MOU bans signage at CCSD board meetings

Published 9:00 am Saturday, October 28, 2023

Getting your Trinity Audio player ready...

At Wednesday’s Chambers County School board meeting, the board enforced a new policy banning placards or signage within the board room, as agreed upon in a memorandum of understanding between the board and the city of LaFayette. 

Protesters were told they could stay, but any signage or posters would have to go because they were disruptive to business. Unite CEO Dr. Travis Smith and other protesters with LaFayette Teachers Against Displacement argued during the meeting that it was their constitutional right to have a silent protest with signs. Wednesday night’s meeting was the third consecutive meeting where the board dealt with protestors. 

Smith and L-TAD members have been protesting at the school board meeting over the chosen site location for the county’s consolidated high school and the school district’s leadership decisions throughout the desegregation case. 

Email newsletter signup

The memorandum, which the VTN requested from the school board and the city of LaFayette, states that both parties agree to prevent disruption of official board business. It also prohibits chanting or sitting on the floor within the board room and protesting at the door, instead requiring protesters to stand on the second landing on the hill by the road.

“I can’t arrest people. I can’t ask people. I’m not going to remove people from a building. That’s not my job,” said Superintendent Casey Chambley, following Wednesday’s school board meeting. “When people are disorderly, that’s what law enforcement is for. They are our law enforcement in the jurisdiction. So that’s who we have to lean on to uphold the statutes in the law.” 

Chambley said he met with LaFayette Police Chief George Rampey, Mayor Kenneth Vines, City Attorney Joseph Tucker and Finch on Tuesday to agree on the new policy with a memorandum of understanding. 

The MOU was then written and signed Wednesday by Chambley, Vines and Tucker. 

When the VTN reached out, Rampey gave no comment on the meeting or agreement. Vines directed all questions from the VTN to Tucker.

According to the memorandum, the city’s police are required to ensure citizens leave placards or signs outside of the board room and remove citizens from the board room who chant or sit on the floor. 

It also requires law enforcement to remove “those individuals from the Board room, from the adjoining foyer and from the area immediately outside the Board room to a location on the first landing of steps going up the hill toward the street from the Board room as marked by the board.”

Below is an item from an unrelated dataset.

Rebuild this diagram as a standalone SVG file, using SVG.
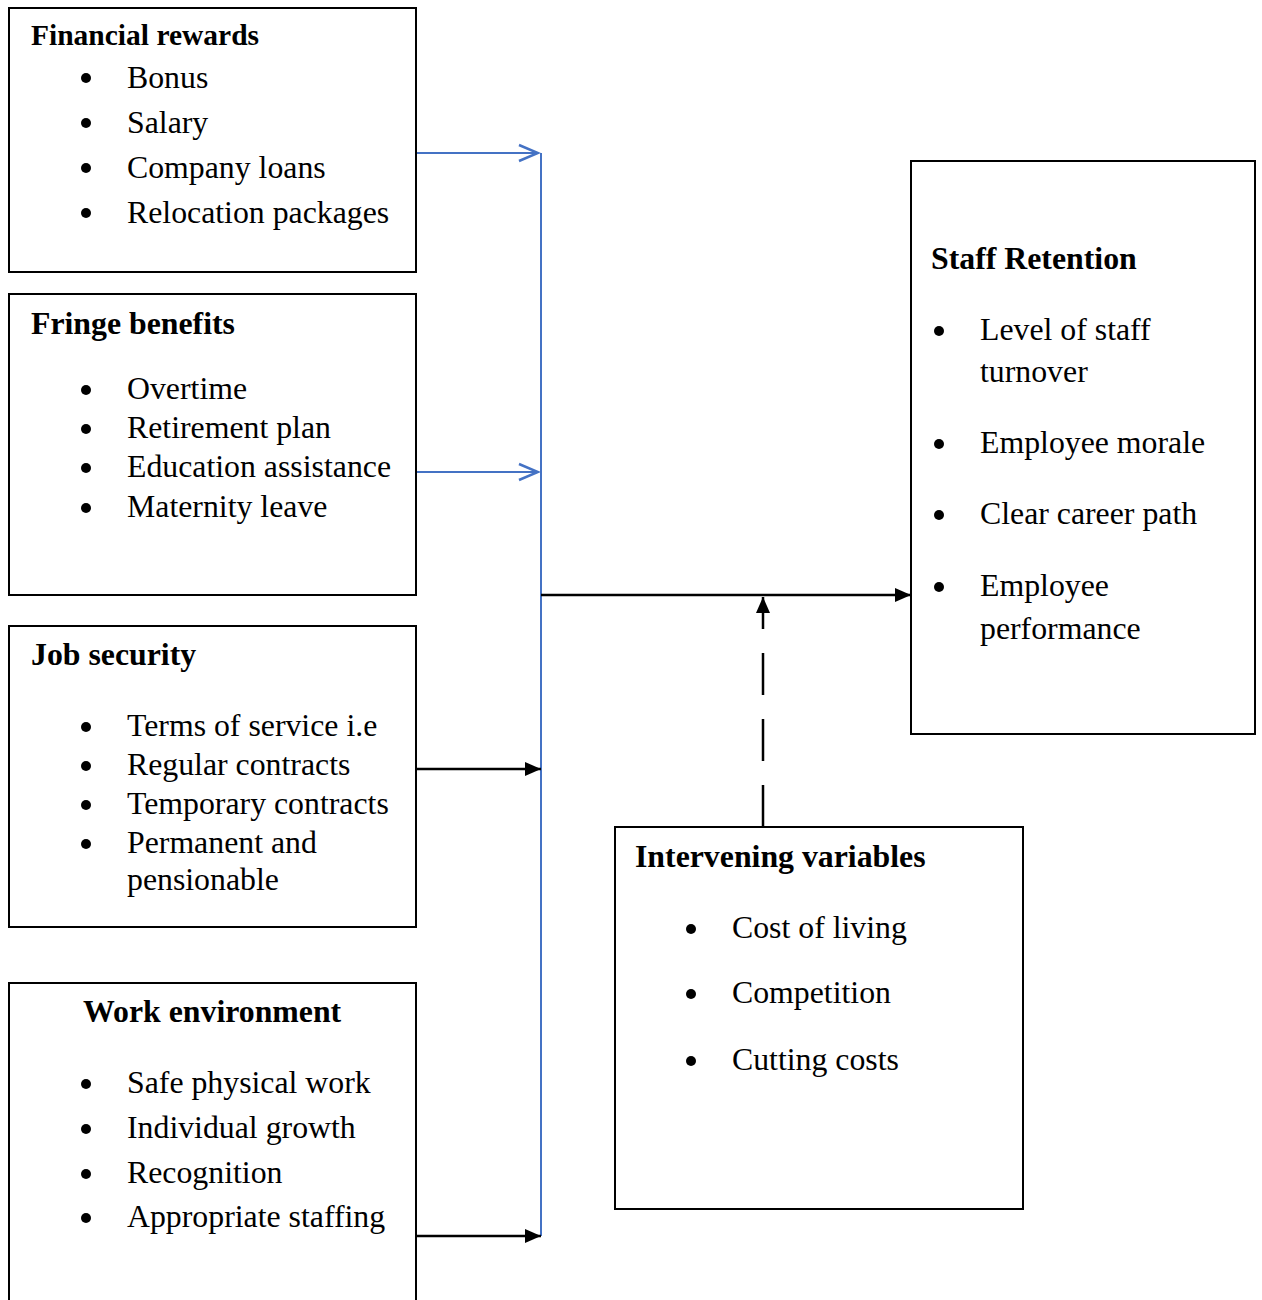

“There the citizens can peacefully protest, hold placards, and chant if they wish as long as said activities do not disrupt the orderly business of the board, including harassment of any board member or attendee of the meeting, before, during or after the meeting,” the memorandum stated. 

The board used barriers from the Inspire Academy Greenpower racing team program to designate the area on the hill where protesters are allowed. 

“The attorney and the mayor with the police chief agreed and determined where that area would be,” Chambley said. “We walked out, looked at it and set that up. And they asked if we would mark that off, and that’s what we did.”

Under the MOU, LaFayette PD is required to prevent individuals from lining the sidewalk that leads from the parking lot on either side of the building to the board office front door, which board members have to pass through for the meeting.